● **What you are asked to do**
Return nothing but the lines from the one with "Output the Python" through the one with "import plotly.graph_objects as go" in the data below, word for word and without pictures.

● **Information shown**

....................

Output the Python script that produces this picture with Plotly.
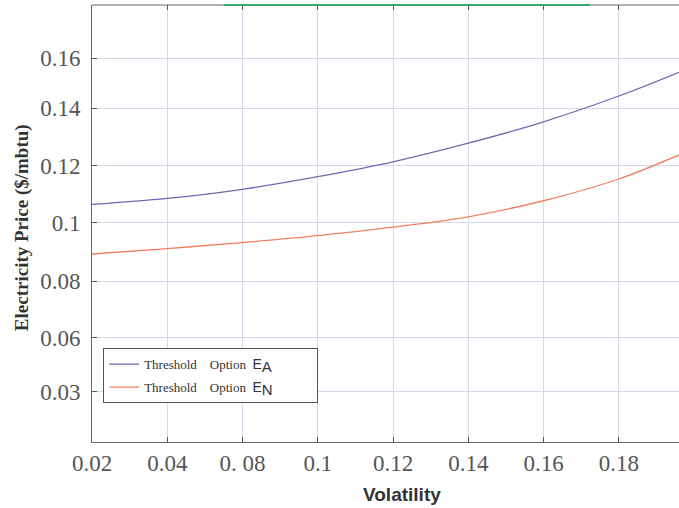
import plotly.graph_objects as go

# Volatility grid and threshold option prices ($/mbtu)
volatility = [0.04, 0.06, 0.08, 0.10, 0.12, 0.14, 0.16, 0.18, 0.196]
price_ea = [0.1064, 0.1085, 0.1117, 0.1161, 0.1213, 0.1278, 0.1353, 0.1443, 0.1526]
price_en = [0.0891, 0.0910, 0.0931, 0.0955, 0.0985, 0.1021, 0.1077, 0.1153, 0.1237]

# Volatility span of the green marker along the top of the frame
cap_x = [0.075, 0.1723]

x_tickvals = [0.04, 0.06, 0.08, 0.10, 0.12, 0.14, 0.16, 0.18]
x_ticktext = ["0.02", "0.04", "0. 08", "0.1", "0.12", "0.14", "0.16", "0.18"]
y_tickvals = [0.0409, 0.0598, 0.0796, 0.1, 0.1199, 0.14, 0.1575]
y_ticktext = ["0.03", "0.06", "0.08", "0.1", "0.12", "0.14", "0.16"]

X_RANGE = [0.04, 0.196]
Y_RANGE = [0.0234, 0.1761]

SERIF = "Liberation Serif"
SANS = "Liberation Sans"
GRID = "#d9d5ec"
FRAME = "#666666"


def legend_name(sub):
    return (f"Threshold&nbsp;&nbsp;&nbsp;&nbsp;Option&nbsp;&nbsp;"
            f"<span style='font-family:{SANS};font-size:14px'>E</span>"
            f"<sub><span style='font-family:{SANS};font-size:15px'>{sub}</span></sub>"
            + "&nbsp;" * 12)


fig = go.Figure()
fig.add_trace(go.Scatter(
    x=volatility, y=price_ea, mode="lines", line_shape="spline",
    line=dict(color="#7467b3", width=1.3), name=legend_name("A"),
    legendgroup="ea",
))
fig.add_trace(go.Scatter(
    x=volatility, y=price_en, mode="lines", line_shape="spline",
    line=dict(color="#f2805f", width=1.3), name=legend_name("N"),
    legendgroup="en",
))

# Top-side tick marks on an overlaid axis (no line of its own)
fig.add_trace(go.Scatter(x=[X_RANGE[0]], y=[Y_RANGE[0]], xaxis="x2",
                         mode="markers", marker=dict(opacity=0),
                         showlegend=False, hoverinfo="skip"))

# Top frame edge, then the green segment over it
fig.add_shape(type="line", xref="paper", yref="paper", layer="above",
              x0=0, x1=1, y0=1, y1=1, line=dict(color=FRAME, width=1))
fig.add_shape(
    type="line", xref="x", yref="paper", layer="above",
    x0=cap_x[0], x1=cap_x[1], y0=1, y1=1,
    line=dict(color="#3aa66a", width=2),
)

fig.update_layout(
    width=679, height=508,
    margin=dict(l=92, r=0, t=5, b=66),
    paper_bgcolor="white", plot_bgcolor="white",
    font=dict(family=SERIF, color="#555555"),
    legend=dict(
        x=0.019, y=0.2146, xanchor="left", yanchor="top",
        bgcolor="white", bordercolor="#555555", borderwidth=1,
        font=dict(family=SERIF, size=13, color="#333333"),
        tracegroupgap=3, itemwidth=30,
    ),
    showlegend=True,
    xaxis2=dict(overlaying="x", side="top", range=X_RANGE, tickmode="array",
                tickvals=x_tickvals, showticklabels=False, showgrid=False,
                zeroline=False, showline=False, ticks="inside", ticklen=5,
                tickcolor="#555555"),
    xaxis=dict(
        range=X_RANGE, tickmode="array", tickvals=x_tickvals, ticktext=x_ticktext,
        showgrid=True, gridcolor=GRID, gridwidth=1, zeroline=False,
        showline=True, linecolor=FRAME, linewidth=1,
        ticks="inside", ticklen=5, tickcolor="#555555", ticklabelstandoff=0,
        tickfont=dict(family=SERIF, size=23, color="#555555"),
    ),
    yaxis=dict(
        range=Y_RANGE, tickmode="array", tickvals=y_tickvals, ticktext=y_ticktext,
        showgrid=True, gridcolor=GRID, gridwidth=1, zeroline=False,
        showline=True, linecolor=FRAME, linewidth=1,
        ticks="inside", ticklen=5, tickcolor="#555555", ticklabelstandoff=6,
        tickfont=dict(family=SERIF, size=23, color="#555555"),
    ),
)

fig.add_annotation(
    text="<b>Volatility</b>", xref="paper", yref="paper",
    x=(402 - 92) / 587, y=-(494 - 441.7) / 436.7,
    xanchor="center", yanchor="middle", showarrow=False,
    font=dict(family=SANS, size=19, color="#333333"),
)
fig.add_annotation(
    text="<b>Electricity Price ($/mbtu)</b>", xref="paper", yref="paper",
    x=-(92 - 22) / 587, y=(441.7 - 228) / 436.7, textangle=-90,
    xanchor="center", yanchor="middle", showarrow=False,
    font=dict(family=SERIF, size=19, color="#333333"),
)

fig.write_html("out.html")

....................

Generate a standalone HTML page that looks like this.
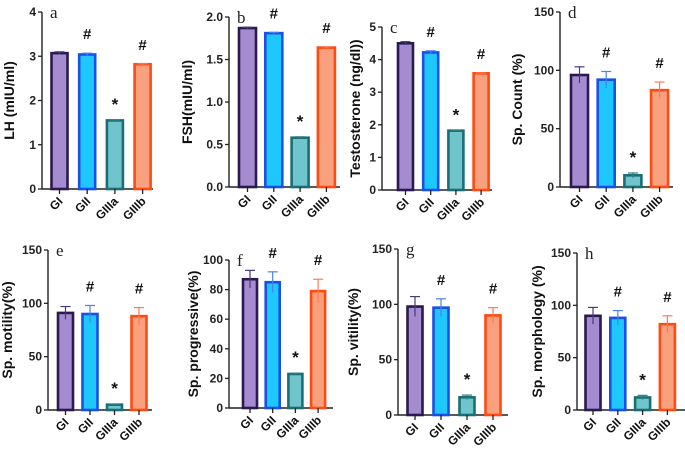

....................

● **Worked answer**
Output the Python script that produces this picture with Plotly.
import plotly.graph_objects as go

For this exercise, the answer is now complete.